Featured among the weekend events will be a keynote address by Jaime Escalante, the Hispanic calculus teacher whose life was chronicled in the movie "Stand and Deliver," said Joe Martinez '92, a Pachanga co-chair for organization.
"Obviously he fits in quite well with the theme," said Martinez. "He is one of the most renowned Hispanic educators in the United States."
Four Workshops
Coordinators have also scheduled four workshops which will feature discussion of AIDS in the Latino community, multi-cultural and bilingual education, and Latino graduate opportunities, according to Carlos R. Perez '91.
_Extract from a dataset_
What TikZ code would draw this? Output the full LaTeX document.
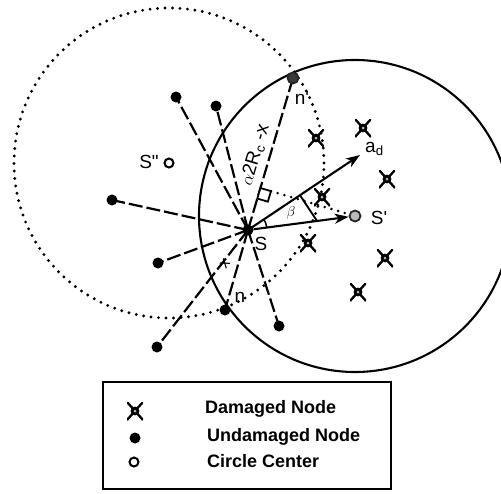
\documentclass[tikz,border=0pt]{standalone}
\usepackage{fontspec}
\setmainfont{Liberation Sans}[Ligatures=TeXOff]
\usetikzlibrary{calc,arrows.meta}

\tikzset{
  link/.style={line width=2.2pt, dash pattern=on 14pt off 4pt},
  rim/.style={line width=2.1pt},
  dotring/.style={line width=3.2pt, line cap=round, dash pattern=on 0pt off 7.5pt},
  dotline/.style={line width=2.8pt, line cap=round, dash pattern=on 0pt off 7pt},
  arr/.style={line width=2.1pt, -{Stealth[length=14pt,width=10pt,inset=4pt]}},
  good/.style={circle, fill=black, inner sep=0pt, minimum size=11pt},
  hub/.style={circle, fill=black, inner sep=0pt, minimum size=11pt},
  ctr/.style={circle, draw=black, line width=2pt, fill=white, inner sep=0pt, minimum size=9pt},
  ring/.style={circle, draw=black!85, line width=1.8pt, inner sep=0pt, minimum size=11pt},
  hurt/.style={rectangle, inner sep=0pt, minimum width=16pt, minimum height=18pt,
    path picture={
      \draw[line width=2.3pt] (path picture bounding box.south west) -- (path picture bounding box.north east);
      \draw[line width=2.3pt] (path picture bounding box.north west) -- (path picture bounding box.south east);
      \fill[black] (path picture bounding box.center) circle[radius=4.4pt];
      \fill[gray!55] (path picture bounding box.center) circle[radius=1.5pt];
    }},
  lbl/.style={font=\fontsize{19}{19}\selectfont, inner sep=0pt},
  legtxt/.style={font=\bfseries\fontsize{18}{18}\selectfont, anchor=west, inner sep=0pt},
}

\begin{document}
\begin{tikzpicture}[x=1pt,y=-1pt]
\useasboundingbox (0,0) rectangle (501,493);

% centres and sensor positions
\coordinate (Sc) at (355,216);
\coordinate (Sdc) at (169,163);
\coordinate (S0) at (248,230);
\coordinate (ad) at (360,155);

% coverage circles
\begin{scope}
  \clip (0,0) rectangle (501,493);
  \draw[rim] (Sc) circle[radius=156pt];
\end{scope}
\draw[dotring] (Sdc) circle[radius=155pt];

% node positions
\coordinate (npc) at (293,78);
\coordinate (nc) at (225,310);

% dashed links from S to its neighbours
\foreach \p in {(176,97),(216,106),(112,200),(158,263),(157,347),(279,326)}
  \draw[link] (S0) -- \p;
\draw[link] (S0) -- (npc);
\draw[link] (S0) -- (nc);

% perpendicular foot on S--n'
\coordinate (F) at ($(S0)!(Sc)!(npc)$);
\coordinate (Fa) at ($(F)!11pt!(Sc)$);
\coordinate (Fb) at ($(F)!11pt!(S0)$);
\draw[dotline] (Fa) -- (Sc);
\draw[line width=1.8pt, fill=white] (F) -- (Fa) -- ($(Fa)+(Fb)-(F)$) -- (Fb) -- cycle;

% direction vectors and angle beta
\draw[arr] (S0) -- (ad);
\coordinate (B1) at ($(S0)!0.464!(ad)$);
\coordinate (B2) at ($(S0)!0.645!(Sc)$);
\draw[line width=1.9pt] (B1) -- (B2);
\draw[line width=1.5pt] ([shift={(7.5:19pt)}]S0) arc[start angle=7.5, end angle=33.8, radius=19pt];

% undamaged nodes
\node[good] (u1) at (176,97) {};
\node[good] (u2) at (216,106) {};
\node[good] (u3) at (112,200) {};
\node[good] (u4) at (158,263) {};
\node[good] (u5) at (157,347) {};
\node[good] (u6) at (279,326) {};
\node[good] (n) at (nc) {};
\node[ring, fill=gray!45!black] (np) at (npc) {};
\node[hub] (S) at (S0) {};

% damaged nodes
\node[hurt] (d1) at (316,138) {};
\node[hurt] (d2) at (363,128) {};
\node[hurt] (d3) at (387,179) {};
\node[hurt] (d4) at (322,197) {};
\node[hurt] (d5) at (308,243) {};
\node[hurt] (d6) at (385,258) {};
\node[hurt] (d7) at (358,292) {};

% circle centres
\node[ring, fill=gray!55] (Sp) at (Sc) {};
\node[ctr] (Sdd) at (Sdc) {};
\draw[arr] (S) -- (Sp);

% labels
\node[lbl] (tS) at (261,244) {S};
\node[lbl] (tSp) at (379,218) {S'};
\node[lbl] (tSdd) at (149,162) {S"};
\node[lbl] (tnp) at (302,98) {n'};
\node[lbl] (tn) at (240,297) {n};
\node[lbl, anchor=west] (tad) at (365,149) {a\textsubscript{d}};
\node[font=\fontsize{15}{15}\selectfont, inner sep=0pt] (tb) at (291,213) {$\beta$};
\node[lbl, rotate=73.5] (tdist) at (255,155) {$\alpha$2R\textsubscript{c} -x};
\node[font=\fontsize{16}{16}\selectfont, inner sep=0pt, rotate=52] (tx) at (225,264) {x};

% legend
\draw[line width=2.3pt] (103,382) rectangle (391,489);
\node[hurt] (kd) at (135,411) {};
\node[good] (kg) at (135,438) {};
\node[ctr] (kc) at (134,462) {};
\node[legtxt] (ld) at (205,409) {Damaged Node};
\node[legtxt] (lg) at (207,437) {Undamaged Node};
\node[legtxt] (lc) at (207,461) {Circle Center};
\end{tikzpicture}
\end{document}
Initially created at Yale in the 1970s to give Chicano students opportunities to meet together, the ECCSF has expanded beyond its social role to address general Latino student concerns.
Now, the organization works "to raise the awareness of students on the east coast for concerns in the Latino community," said Martinez.
"A lot of the college campuses have similar problems, [and] we can discuss these problems," said Perez.
For instance, the conference has focused on minority faculty hiring and minority recruitment, Martinez said.
Perez and Martinez anticipate this year's conference--which is expected to draw between 250 and 300 students from 13 colleges and universities--to be the largest since the group was founded in 1972.
Harvard students who will be staying at school over the Thanksgiving break are also encouraged to attend the conference, said Perez.